I parsed an HTML page via beautifulsoup, extracting all div elements with specific class names into a list.
I now have to clean out HTML strings from this list, leaving behind string tokens I need.
The list I start with looks like this:
[<div class="info-1">\nName1a <span class="bold">Score1a</span>\n</div>, <div class="info-2">\nName1b <span class="bold">Score1b</span>\n</div>, <div class="info-1">\nName2a <span class="bold">Score2a</span>\n</div>, <div class="info-2">\nName2b <span class="bold">Score2b</span>\n</div>, <div class="info-1">\nName3a <span class="bold">Score3a</span>\n</div>, <div class="info-2">\nName3b <span class="bold">Score3b</span>\n</div>]
The whitespaces are deliberate.
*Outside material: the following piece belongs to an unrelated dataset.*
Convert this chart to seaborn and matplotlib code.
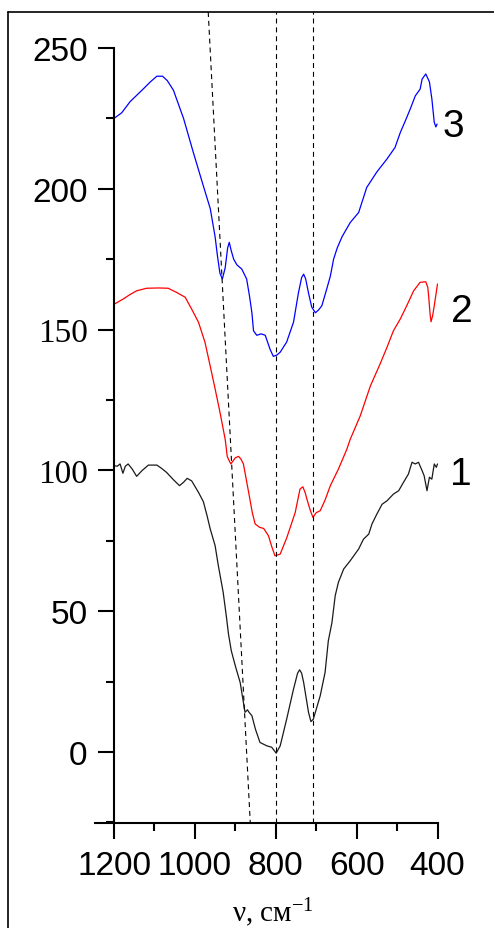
import matplotlib
matplotlib.use("Agg")
import matplotlib.pyplot as plt
import seaborn as sns
from matplotlib.lines import Line2D
from matplotlib.ticker import MultipleLocator

# ---- data (wavenumber, cm-1 / intensity) ----
wn3 = [1200, 1181, 1160, 1131, 1110, 1094, 1080, 1068, 1053, 1028, 1004, 979, 962, 950,
       944, 938, 932, 925, 919, 915, 910, 904, 896, 884, 872, 865, 859, 855, 847, 836,
       826, 814, 806, 797, 789, 773, 756, 744, 736, 731, 726, 719, 711, 702, 694, 686,
       674, 665, 657, 648, 636, 616, 595, 575, 550, 525, 505, 492, 480, 467, 455, 443,
       438, 429, 420, 414, 408, 404, 401]
t3 = [225, 227, 231, 235, 238, 240, 240, 238.4, 235, 225, 213, 201, 193, 183,
      176, 170, 168, 172, 179, 181, 178, 175, 173, 171.5, 168, 162, 156, 149.6, 148, 148.5,
      148, 143, 140.5, 141, 142, 145.6, 152.7, 163, 168.5, 169.7, 168, 163, 158, 156, 157, 158.5,
      164.4, 169, 175, 179, 183, 188, 191.6, 200.5, 206, 210.6, 214.7, 220, 224, 228.5, 233, 235.4,
      239, 240.8, 238, 232, 223.6, 222, 223]

wn2 = [1200, 1177, 1160, 1144, 1119, 1090, 1066, 1045, 1024, 1008, 991, 975, 962, 950,
       938, 925, 920, 917, 911, 900, 892, 886, 880, 867, 858, 851, 840, 830, 818, 810,
       802, 795, 789, 773, 752, 740, 733, 727, 723, 715, 708, 700, 690, 678, 665, 645,
       624, 616, 591, 566, 542, 525, 509, 492, 476, 459, 443, 429, 424, 422, 418, 416,
       412, 408, 400]
t2 = [159, 160.9, 162.5, 163.8, 164.7, 164.8, 164.7, 163.2, 161.5, 157.3, 152.6, 145.5, 137, 129,
      120.7, 111, 105, 104, 102.3, 104.5, 105, 104, 102.3, 92.2, 85, 81, 79.8, 79.4, 76.8, 73,
      69.7, 70, 70.3, 76, 85, 93.4, 94.2, 92, 89.8, 86, 83.3, 85, 85.7, 89.5, 94.6, 100.5,
      107.6, 111, 119.4, 130, 137.8, 143.7, 149.6, 153.8, 158.5, 163.8, 166.8, 167, 165, 162, 155, 152.8,
      155, 158.5, 166.2]

wn1 = [1200, 1192, 1185, 1178, 1172, 1165, 1155, 1144, 1131, 1115, 1094, 1082, 1070, 1053,
       1038, 1028, 1019, 1008, 991, 979, 970, 962, 950, 942, 930, 922, 917, 910, 900, 888,
       876, 870, 866, 859, 850, 839, 822, 810, 799, 789, 773, 756, 746, 741, 736, 731,
       719, 713, 707, 690, 678, 670, 661, 653, 645, 632, 616, 595, 583, 570, 562, 550,
       537, 525, 509, 496, 484, 472, 463, 455, 447, 438, 433, 426, 420, 414, 408, 403, 400]
t1 = [101.7, 101.5, 102.3, 99, 101.5, 102.3, 100.5, 97.9, 99.9, 101.9, 101.9, 100.7, 99.3, 96.7,
      94.6, 95.8, 97.2, 96.3, 92.2, 88.9, 84, 79.2, 73.3, 66.2, 56.7, 48, 42, 36, 30.6, 24.7,
      14.1, 15, 14.1, 12.9, 8, 3.4, 2.2, 1.7, -0.4, 2.2, 11.7, 22.4, 28, 29.2, 28, 24.7,
      14.1, 10.8, 11.7, 20, 28.3, 39.5, 46, 55.5, 60.3, 65, 67.9, 72.1, 75.6, 77.4, 81, 84.5,
      88, 89.2, 91.6, 92.8, 95.8, 98.7, 102.9, 102.3, 102.9, 99.9, 98.1, 92.8, 97.6, 96.9, 102.3, 101.1, 102.3]

curve_labels = ["3", "2", "1"]
curve_colors = ["#0000ff", "#ff0000", "#1a1a1a"]

guide_vertical = [800, 707]
guide_slant_x = [967, 863]
guide_slant_y = [262.8, -25.2]

y_ticks = [0, 50, 100, 150, 200, 250]
x_ticks = [1200, 1000, 800, 600, 400]

# ---- styling ----
sns.set_style("ticks")
plt.rcParams["font.family"] = ["Liberation Sans", "DejaVu Sans"]
plt.rcParams["mathtext.fontset"] = "custom"
plt.rcParams["mathtext.rm"] = "Liberation Serif"
plt.rcParams["mathtext.default"] = "rm"

W, H = 494, 929
fig = plt.figure(figsize=(W / 100, H / 100), dpi=100)
ax = fig.add_axes([95 / W, 1 - 824 / H, (437.5 - 95) / W, (824 - 13) / H])

for wn, t, c in [(wn3, t3, curve_colors[0]), (wn2, t2, curve_colors[1]), (wn1, t1, curve_colors[2])]:
    sns.lineplot(x=wn, y=t, color=c, lw=0.9, ax=ax, sort=False, estimator=None)

dash = (0, (4.5, 3.5))
for gx in guide_vertical:
    ax.axvline(gx, color="black", lw=0.8, ls=dash)
ax.plot(guide_slant_x, guide_slant_y, color="black", lw=0.8, ls=dash)

ax.set_xlim(1247, 400)
ax.set_ylim(-25.2, 262.8)

for s in ["top", "right"]:
    ax.spines[s].set_visible(False)
ax.spines["left"].set_position(("data", 1200))
ax.spines["left"].set_bounds(-25.2, 250)
for s in ["left", "bottom"]:
    ax.spines[s].set_linewidth(1.5)
    ax.spines[s].set_color("black")

ax.set_xticks(x_ticks)
ax.set_xticklabels([str(v) for v in x_ticks])
ax.set_yticks(y_ticks)
ax.set_yticklabels([str(v) for v in y_ticks])
ax.xaxis.set_minor_locator(MultipleLocator(100))
ax.yaxis.set_minor_locator(MultipleLocator(25))

ax.tick_params(axis="both", which="major", length=11.5, width=1.5, direction="out",
               labelsize=24, color="black", labelcolor="black")
ax.tick_params(axis="both", which="minor", length=6, width=1.5, direction="out", color="black")
ax.tick_params(axis="y", which="major", pad=7.5)
ax.tick_params(axis="x", which="major", pad=8)
for lbl in ax.get_yticklabels():
    if lbl.get_text() in ("150", "100"):
        lbl.set_fontfamily("Liberation Serif")

ax.set_xlabel("")
ax.set_ylabel("")

# curve numbers
for txt, (px, py) in zip(curve_labels, [(453, 137), (462, 322), (461, 485)]):
    fig.text(px / W, 1 - py / H, txt, fontsize=28, ha="center", va="baseline", color="black")

# axis title
fig.text(273 / W, 1 - 922 / H, "ν, см$^{-1}$", fontsize=21, ha="center", va="baseline",
         family="Liberation Serif", color="black")

# outer frame
fig.add_artist(Line2D([8 / W, 8 / W], [0, 1 - 13 / H], transform=fig.transFigure, color="black", lw=1.2))
fig.add_artist(Line2D([8 / W, 1], [1 - 13 / H, 1 - 13 / H], transform=fig.transFigure, color="black", lw=1.2))

fig.savefig("out.png", dpi=100)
I need to reduce that list to:
[('Name1a', 'Score1a'), ('Name1b', 'Score1b'), ('Name2a', 'Score2a'), ('Name2b', 'Score2b'), ('Name3a', 'Score3a'), ('Name3b', 'Score3b')]
What's an efficient way to parse out substrings like this?
I've tried using the split method (e.g. [item.split('<div class="info-1">\n',1) for item in string_list]), but splitting just results in a substring that requires further splitting (hence inefficient). Likewise for using replace.
I feel I ought to go the other way around and extract the tokens I need, but I can't seem to wrap my head around an elegant way to do this. Being new to this hasn't helped either. I appreicate your help.